All of which doesn't bode well for the region's environment, just as the labor situation doesn't portend a bright future for Cananea residents.

Today, flanked by aides, Sindicato 65's Manuel Romero sits in a humid paneled room in the union's downtown Cananea headquarters. Out in the lobby, a looming charcoal mural depicts heroes of the Mexican Revolution, including its intellectual catalysts, brothers Ricardo and Enrique Flores Magón.

But inside the room, such heroes seem very far away, as Romero, a slender, handsome, middle-aged man with carefully groomed gray hair, explains in cautious words how the union is trying to revitalize. "Of course, there are still problems with the company," he says. "Right now we're trying to make adjustments on small things" like production bonuses and safety concerns.

The big things, he admits, will have to wait. "Obviously, we've lost a lot of workers," he says. "Many of them left for the United States or other parts of Mexico.

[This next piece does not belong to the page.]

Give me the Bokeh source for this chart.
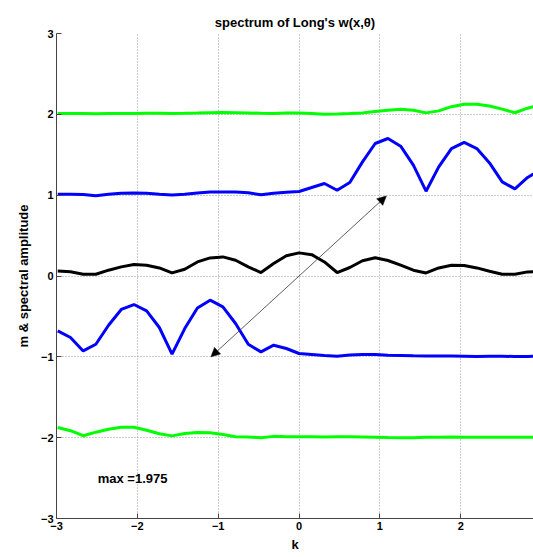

But Cananea has a long history, and right now, we're very interested in looking towards the future."

Grupo Mexico and Mexican government officials reportedly were furious when the union sought support from North Americans during the strike. Very conscious of their image abroad, government leaders considered such airing of their sovereign dirty laundry a travesty, while Grupo Mexico apparently fired many of the workers in direct retaliation.

But just how enduring those costly international ties will be is questionable. And anger over the final settlement -- and how it was reached -- only complicates the delicate cross-border relationship.

"The question is whether the hearts of the (National Sindicato) leaders were in the right place, that they had first and foremost the interests of the workers at heart," says Tim Beaty, AFL-CIO representative for Mexico, from his office in Mexico City.

"From the side of the national (leadership) here, I'm told there were a number of legal obstacles (involving the walk-out). Had they been handled in a different way, they might have put the union in a stronger position. But as to tactical decisions on whether you retreat, or go full speed ahead and worry about being completely wiped out -- I've been in those kinds of situations, and I know they're difficult calls to make."

Either way, he says ties between North American workers and their Mexican counterparts will continue to grow. "What's clear -- and this is an example of it -- is people recognize more and more each day that when these rights are violated on one side of the border, they have an impact on the other side."

THE BUILDING CLOUDS have finally burst over Cananea, dumping torrents of rain on the town. As they clear, Oralia Lopez sweeps remaining debris from her walk, while her husband Arnulfo gazes out the front door. Their home is a stone's throw from the huge sprawling mine, where Arnulfo works as an engineer. He's among the lucky ones: he kept his job. Still, he's worried about the future for himself, his wife and their two teenaged children. The family intends to stay for a while, he says, but as for later, "Who knows? We're all a little scared."

Up the street, Francisco Villavicencio Vigilante fidgets behind the front desk in Cananea's museum, well-known for its documentation of local labor struggles. He's surrounded by mining relics: hammers, jacks, picks and pictures -- assorted memorabilia charting the mine's glory days, and the brutal 1906 strike. Detailed narratives recall how government snipers shot civilians from high window perches, and how Arizona Rangers entered the fray on behalf of Anaconda, the American company which then owned the mine.

Villavicencio points to a picture of Esteban Baca Calderon, whom he says "incited the revolution movement."

When asked about the latest strike, the old man peers from behind his glasses, smoothing down an eyebrow with wrinkled fingers. "In general, most people agreed with it," he says. "I personally supported it. But it's calm right now, and that's good.

"Of course," he adds, before turning away, "some people are still angry."

It's impossible to tell if the slight smirk crossing his face is ironic. Then he goes back inside his office, as storm water drains from the damp, troubled streets of Cananea.